Managing the Post-Holiday Urgency Surge
Post-holiday periods reliably produce an urgency surge: items that were waiting for you before the break that stakeholders now frame as critically urgent. Treat urgency claims skeptically in the first week back. Most items that 'couldn't wait' during the break can, in fact, wait another 24–48 hours for a properly considered response. Respond quickly to acknowledge receipt; respond thoughtfully to address the actual issue.

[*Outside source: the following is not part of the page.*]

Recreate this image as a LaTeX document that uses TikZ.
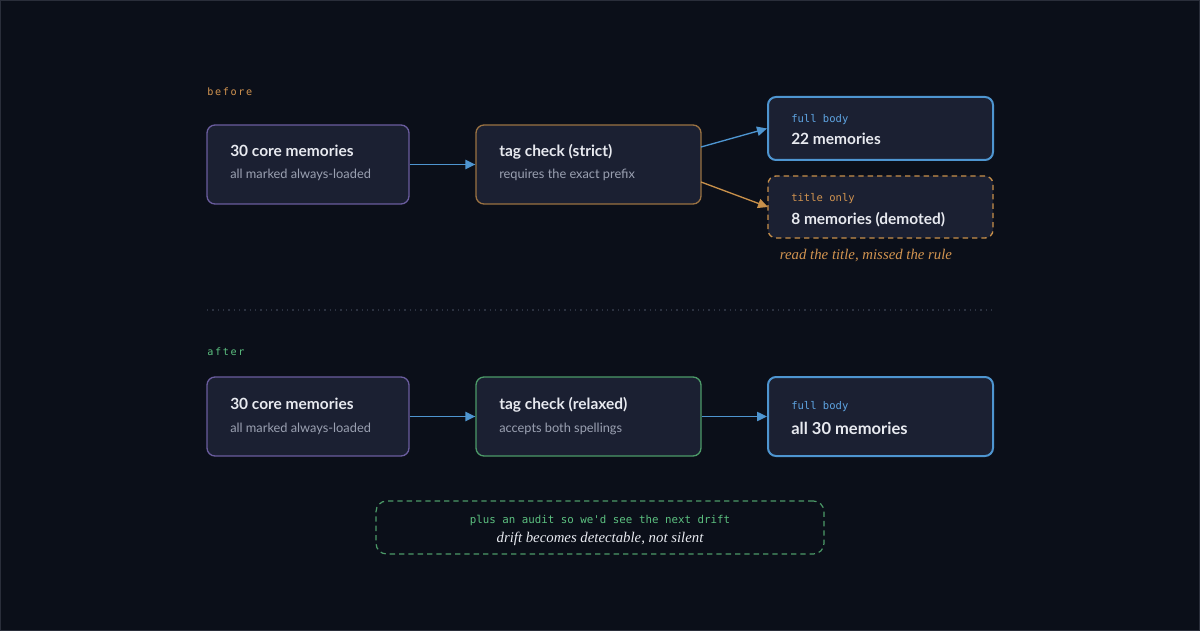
\documentclass[tikz,border=0pt]{standalone}
\usepackage{fontspec}
\setmainfont{Lato}
\setmonofont{DejaVu Sans Mono}
\newfontfamily\serifit{Liberation Serif}
\usetikzlibrary{arrows.meta}
\definecolor{bg}{HTML}{0B0F19}
\definecolor{boxfill}{HTML}{1B2032}
\definecolor{frame}{HTML}{2A2E3A}
\definecolor{cpurple}{HTML}{6A5C9E}
\definecolor{cbrown}{HTML}{9A7242}
\definecolor{cblue}{HTML}{4E95D0}
\definecolor{corange}{HTML}{C8904A}
\definecolor{cgreen}{HTML}{4C9A68}
\definecolor{tmain}{HTML}{E8EAF0}
\definecolor{tsub}{HTML}{9BA1B2}
\definecolor{lblue}{HTML}{5EA4E2}
\definecolor{lorange}{HTML}{D29450}
\definecolor{lgreen}{HTML}{5CC080}
\definecolor{divc}{HTML}{2C3240}
\tikzset{
  box/.style={draw, fill=boxfill, rounded corners=6pt, line width=1pt, inner sep=0pt},
  title/.style={anchor=base west, text=tmain, font=\fontsize{11.6}{13}\selectfont\bfseries, inner sep=0pt},
  sub/.style={anchor=base west, text=tsub, font=\fontsize{9.6}{12}\selectfont, inner sep=0pt},
  tag/.style={anchor=base west, font=\ttfamily\fontsize{7.9}{9}\selectfont, inner sep=0pt},
  sect/.style={anchor=base west, font=\ttfamily\fontsize{7.6}{9}\selectfont, inner sep=0pt},
  note/.style={font=\serifit\itshape\fontsize{11.1}{13}\selectfont, inner sep=0pt},
  conn/.style={line width=1pt, -{Triangle[length=7.5pt,width=7pt]}},
}
\begin{document}
\begin{tikzpicture}[x=0.75pt,y=-0.75pt]
\fill[bg] (0,0) rectangle (1200,631);
\draw[frame, line width=0.75pt] (0.5,0.5) rectangle (1199.5,630.5);
\useasboundingbox (0,0) rectangle (1200,631);

% before
\node[sect, text=lorange] (lbefore) at (207,96) {b\,e\,f\,o\,r\,e};
\node[box, draw=cpurple, minimum width=202*0.75pt, minimum height=79*0.75pt] (a1) at (308,164.5) {};
\node[title] (a1t) at (230,157) {30 core memories};
\node[sub] (a1s) at (230,179) {all marked always-loaded};
\node[box, draw=cbrown, minimum width=225*0.75pt, minimum height=79*0.75pt] (b1) at (588.5,164.5) {};
\node[title] (b1t) at (499,157) {tag check (strict)};
\node[sub] (b1s) at (499,179) {requires the exact prefix};
\node[box, draw=cblue, line width=1.5pt, minimum width=225*0.75pt, minimum height=63*0.75pt] (c1) at (880.5,128.5) {};
\node[tag, text=lblue] (c1l) at (791,123) {full body};
\node[title] (c1t) at (791,145) {22 memories};
\node[box, draw=corange, dashed, dash pattern=on 4pt off 3pt, minimum width=225*0.75pt, minimum height=62*0.75pt] (d1) at (880.5,207) {};
\node[tag, text=lorange] (d1l) at (791,202) {title only};
\node[title] (d1t) at (791,224) {8 memories (demoted)};
\node[note, text=lorange] (d1n) at (866,256) {read the title, missed the rule};

\coordinate (b1o1) at (701,147);
\coordinate (b1o2) at (701,182);
\coordinate (d1in) at (768,207);
\draw[conn, cblue] (a1.east) -- (b1.west);
\draw[conn, cblue] (b1o1) -- (c1.west);
\draw[conn, corange] (b1o2) -- (d1in);

% divider
\coordinate (dv1) at (207,310);
\coordinate (dv2) at (993,310);
\draw[divc, line width=1pt, dash pattern=on 1pt off 3pt] (dv1) -- (dv2);

% after
\node[sect, text=lgreen] (lafter) at (207,355) {a\,f\,t\,e\,r};
\node[box, draw=cpurple, minimum width=202*0.75pt, minimum height=79*0.75pt] (a2) at (308,416.5) {};
\node[title] (a2t) at (230,409) {30 core memories};
\node[sub] (a2s) at (230,432) {all marked always-loaded};
\node[box, draw=cgreen, minimum width=225*0.75pt, minimum height=79*0.75pt] (b2) at (588.5,416.5) {};
\node[title] (b2t) at (499,409) {tag check (relaxed)};
\node[sub] (b2s) at (499,432) {accepts both spellings};
\node[box, draw=cblue, line width=1.5pt, minimum width=225*0.75pt, minimum height=79*0.75pt] (c2) at (880.5,416.5) {};
\node[tag, text=lblue] (c2l) at (791,409) {full body};
\node[title, font=\fontsize{12.4}{14}\selectfont\bfseries] (c2t) at (791,434) {all 30 memories};
\draw[conn, cblue] (a2.east) -- (b2.west);
\draw[conn, cblue] (b2.east) -- (c2.west);

% audit box
\node[draw=cgreen, dashed, dash pattern=on 4pt off 3pt, line width=0.9pt, rounded corners=8pt, minimum width=448*0.75pt, minimum height=53*0.75pt] (e) at (600,527.5) {};
\node[font=\ttfamily\fontsize{8.1}{9}\selectfont, text=lgreen, inner sep=0pt] (el) at (600,520) {plus an audit so we'd see the next drift};
\node[note, text=tmain] (en) at (600,539) {drift becomes detectable, not silent};
\end{tikzpicture}
\end{document}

Returning From International Travel
Holiday travel that crosses multiple time zones creates an additional return challenge: jet lag. An employee returning from a 12-hour time-zone crossing the day before they return to work is not at full cognitive capacity, regardless of how rested they feel. Where possible, build a buffer day between international return travel and the first workday. Where that is not possible, avoid scheduling high-stakes meetings or complex decision-making in the first day back.
Conclusion
The return to work after holidays is a transition, not an instant switch. Planning for it — with a pre-return brief, a disciplined first hour, and a team check-in ritual — converts what is often a disorienting, reactive day into a genuinely productive one. The holiday was for rest; the first day back is for deliberate recommencement.